[Start]
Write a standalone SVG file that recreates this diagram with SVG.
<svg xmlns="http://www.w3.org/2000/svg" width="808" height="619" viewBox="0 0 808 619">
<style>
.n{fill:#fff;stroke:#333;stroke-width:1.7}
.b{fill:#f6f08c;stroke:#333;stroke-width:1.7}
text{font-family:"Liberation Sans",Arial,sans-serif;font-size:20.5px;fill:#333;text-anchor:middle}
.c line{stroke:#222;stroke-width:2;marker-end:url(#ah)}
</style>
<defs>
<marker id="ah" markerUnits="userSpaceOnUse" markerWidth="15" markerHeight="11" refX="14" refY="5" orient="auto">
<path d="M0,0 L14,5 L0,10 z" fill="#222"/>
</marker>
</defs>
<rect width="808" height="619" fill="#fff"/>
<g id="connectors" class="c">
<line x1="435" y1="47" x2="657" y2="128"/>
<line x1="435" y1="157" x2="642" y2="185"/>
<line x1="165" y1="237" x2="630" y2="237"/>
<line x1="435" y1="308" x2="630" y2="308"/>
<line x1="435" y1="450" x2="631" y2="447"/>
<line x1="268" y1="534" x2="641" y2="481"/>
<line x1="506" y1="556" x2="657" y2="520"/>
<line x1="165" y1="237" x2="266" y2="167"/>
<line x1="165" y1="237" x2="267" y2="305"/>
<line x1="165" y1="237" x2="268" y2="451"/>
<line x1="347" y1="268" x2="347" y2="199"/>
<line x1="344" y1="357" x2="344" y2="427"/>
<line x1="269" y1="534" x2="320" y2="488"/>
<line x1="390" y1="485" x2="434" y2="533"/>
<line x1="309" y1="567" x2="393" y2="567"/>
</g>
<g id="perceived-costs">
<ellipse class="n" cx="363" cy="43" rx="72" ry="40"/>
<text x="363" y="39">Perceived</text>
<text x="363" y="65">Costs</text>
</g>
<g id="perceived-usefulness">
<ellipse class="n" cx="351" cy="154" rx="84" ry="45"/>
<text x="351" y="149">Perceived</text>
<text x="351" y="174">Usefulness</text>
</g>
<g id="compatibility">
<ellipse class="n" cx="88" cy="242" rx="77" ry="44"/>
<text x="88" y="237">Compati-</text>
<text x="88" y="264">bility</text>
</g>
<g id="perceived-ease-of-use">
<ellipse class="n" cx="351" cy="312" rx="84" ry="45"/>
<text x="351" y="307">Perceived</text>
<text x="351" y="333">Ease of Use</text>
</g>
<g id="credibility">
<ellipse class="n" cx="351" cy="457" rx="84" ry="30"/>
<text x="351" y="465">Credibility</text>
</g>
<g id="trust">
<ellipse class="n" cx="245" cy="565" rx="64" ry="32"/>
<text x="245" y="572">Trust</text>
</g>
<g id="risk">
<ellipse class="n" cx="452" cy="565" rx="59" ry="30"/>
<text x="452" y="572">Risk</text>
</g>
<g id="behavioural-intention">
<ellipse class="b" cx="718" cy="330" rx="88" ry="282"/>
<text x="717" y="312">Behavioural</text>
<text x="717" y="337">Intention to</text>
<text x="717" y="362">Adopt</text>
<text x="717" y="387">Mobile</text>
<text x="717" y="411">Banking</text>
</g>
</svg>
[End]
[Start]
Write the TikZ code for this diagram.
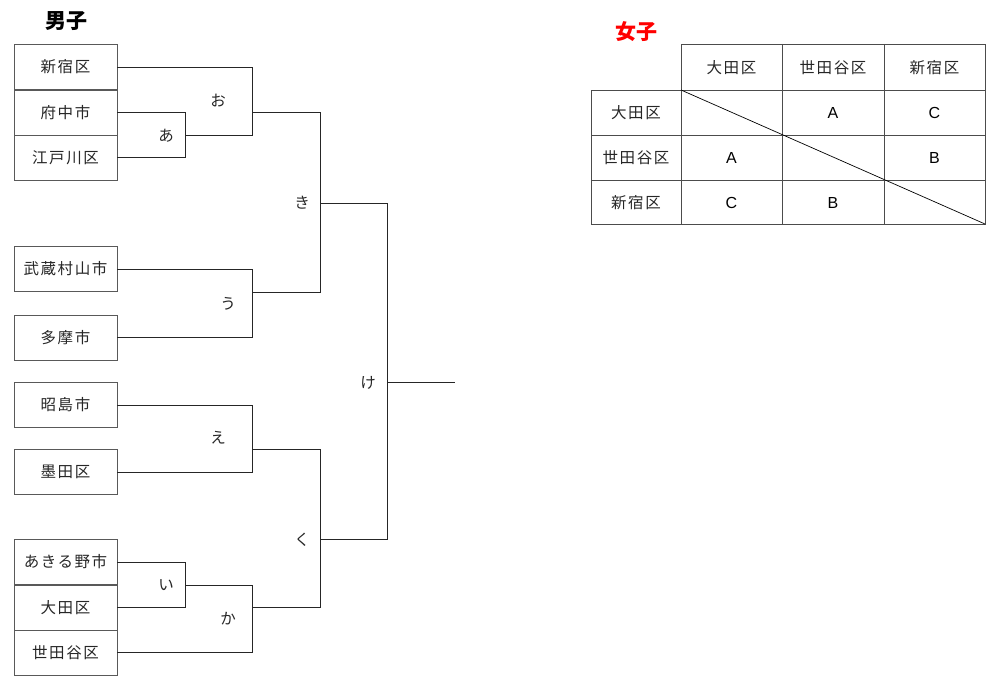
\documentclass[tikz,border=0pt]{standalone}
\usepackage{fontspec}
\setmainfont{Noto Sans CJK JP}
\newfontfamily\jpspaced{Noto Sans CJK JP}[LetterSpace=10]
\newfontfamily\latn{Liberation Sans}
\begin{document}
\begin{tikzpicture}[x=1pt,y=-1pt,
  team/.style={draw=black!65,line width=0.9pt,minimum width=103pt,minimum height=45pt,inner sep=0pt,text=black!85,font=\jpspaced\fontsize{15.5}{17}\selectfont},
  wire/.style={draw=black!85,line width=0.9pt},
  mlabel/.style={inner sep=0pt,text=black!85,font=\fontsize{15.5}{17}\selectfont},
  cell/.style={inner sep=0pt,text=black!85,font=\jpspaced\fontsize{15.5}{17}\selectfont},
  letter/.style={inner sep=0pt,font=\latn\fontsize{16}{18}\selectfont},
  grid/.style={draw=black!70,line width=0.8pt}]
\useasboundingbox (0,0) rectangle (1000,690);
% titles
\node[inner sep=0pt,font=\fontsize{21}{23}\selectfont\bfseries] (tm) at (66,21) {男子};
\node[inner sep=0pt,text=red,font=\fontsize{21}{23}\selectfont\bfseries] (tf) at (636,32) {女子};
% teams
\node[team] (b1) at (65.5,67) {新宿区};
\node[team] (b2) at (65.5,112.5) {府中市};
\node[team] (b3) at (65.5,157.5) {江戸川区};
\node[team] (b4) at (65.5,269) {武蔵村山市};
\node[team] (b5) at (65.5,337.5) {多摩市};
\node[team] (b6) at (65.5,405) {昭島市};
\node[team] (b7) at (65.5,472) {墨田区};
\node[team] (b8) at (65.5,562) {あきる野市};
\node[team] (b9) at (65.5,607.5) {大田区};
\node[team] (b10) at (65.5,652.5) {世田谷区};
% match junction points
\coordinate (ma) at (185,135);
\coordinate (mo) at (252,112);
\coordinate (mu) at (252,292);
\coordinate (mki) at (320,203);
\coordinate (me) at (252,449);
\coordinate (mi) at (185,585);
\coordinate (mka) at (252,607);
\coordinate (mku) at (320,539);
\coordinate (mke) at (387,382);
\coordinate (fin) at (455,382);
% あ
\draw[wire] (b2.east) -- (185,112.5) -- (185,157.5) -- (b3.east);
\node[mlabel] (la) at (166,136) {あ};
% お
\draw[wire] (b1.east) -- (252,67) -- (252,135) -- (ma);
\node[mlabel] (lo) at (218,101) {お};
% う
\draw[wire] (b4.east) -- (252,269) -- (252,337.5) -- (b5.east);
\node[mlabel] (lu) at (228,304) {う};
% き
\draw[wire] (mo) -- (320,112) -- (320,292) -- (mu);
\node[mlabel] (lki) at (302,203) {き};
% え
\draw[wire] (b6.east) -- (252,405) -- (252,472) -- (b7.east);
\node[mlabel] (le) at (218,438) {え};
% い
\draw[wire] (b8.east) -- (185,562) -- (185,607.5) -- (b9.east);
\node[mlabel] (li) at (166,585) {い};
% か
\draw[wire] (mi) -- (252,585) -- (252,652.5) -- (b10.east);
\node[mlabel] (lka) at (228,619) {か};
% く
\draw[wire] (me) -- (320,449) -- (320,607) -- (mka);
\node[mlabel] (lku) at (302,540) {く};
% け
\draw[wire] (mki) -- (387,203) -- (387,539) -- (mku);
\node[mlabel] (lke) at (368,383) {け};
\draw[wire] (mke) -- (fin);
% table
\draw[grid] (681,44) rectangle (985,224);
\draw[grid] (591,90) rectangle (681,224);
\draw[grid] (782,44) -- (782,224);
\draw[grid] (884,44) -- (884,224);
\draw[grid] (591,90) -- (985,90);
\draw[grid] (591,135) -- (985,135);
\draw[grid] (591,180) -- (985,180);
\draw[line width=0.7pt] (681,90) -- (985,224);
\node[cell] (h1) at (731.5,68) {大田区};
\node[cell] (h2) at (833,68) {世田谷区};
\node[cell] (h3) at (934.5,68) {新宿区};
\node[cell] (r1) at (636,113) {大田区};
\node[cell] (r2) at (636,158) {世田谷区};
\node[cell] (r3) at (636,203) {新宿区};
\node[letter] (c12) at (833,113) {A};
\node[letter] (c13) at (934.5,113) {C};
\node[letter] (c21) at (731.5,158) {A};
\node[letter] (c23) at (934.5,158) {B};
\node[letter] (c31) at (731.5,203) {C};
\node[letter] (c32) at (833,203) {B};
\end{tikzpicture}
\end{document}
[End]
Pick out each line in the material containing "Write".

*Finished task*
Write a standalone SVG file that recreates this diagram with SVG.
Write the TikZ code for this diagram.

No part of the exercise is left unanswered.